A delegation of Pakistani government officials wrapped up their several-day visit to western Colorado on Monday with tours of local farms.

The trip was intended to allow the officials to learn about farming and irrigation practices that might apply to agriculture in their similarly arid and mountainous country.

It was the result of an ongoing partnership between Colorado State University and the U.S. Agency for International Development.

After visiting Fort Collins last week, the delegation spent the past several days in Grand Junction, touring farms and irrigation installations in the Uncompahgre Valley on Sunday and Grand Valley on Monday.

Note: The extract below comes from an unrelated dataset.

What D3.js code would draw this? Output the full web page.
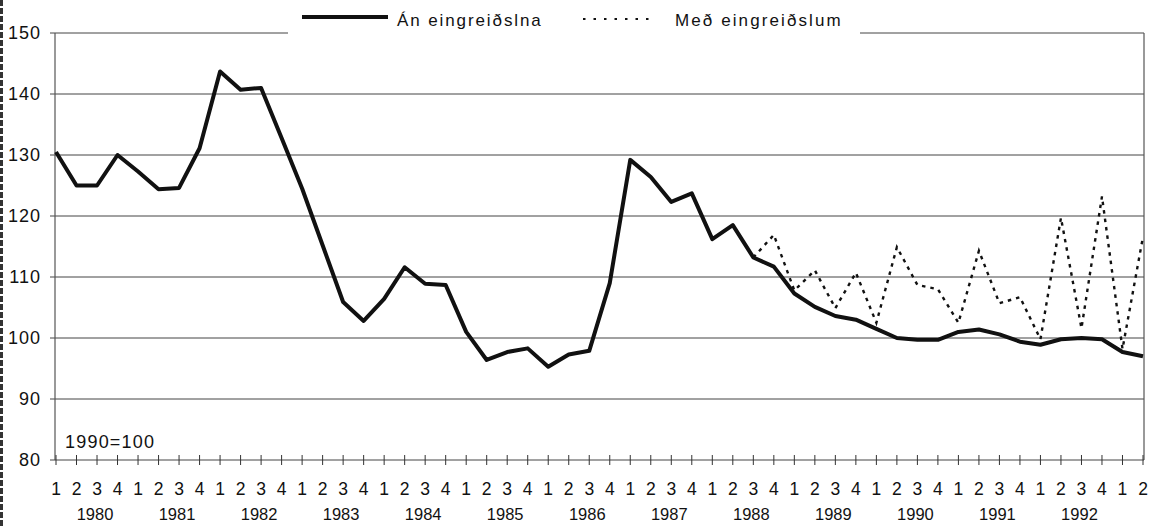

A similar tour came through about a year ago.

As part of the same partnership, Calvin Pearson and Denis Reich of the CSU Extension office will be going to Afghanistan for a five-day workshop later this week.

On Monday morning, Pearson led the delegation through a tour of the fields, irrigation practices and equipment of the Fruita Research Station.

“We’re trying to transfer technology and innovation,” Pearson said after the tour, explaining that through agricultural production the Pakistani economy would grow and maybe lead to a more prosperous trading relationship between Pakistan and the U.S.

“But we don’t want to present ourselves as having all the knowledge, of course,” he added.

He hoped that through the Pakistani delegation’s visit here and his visit to Afghanistan they could further develop an exchange of information to benefit farmers in multiple countries.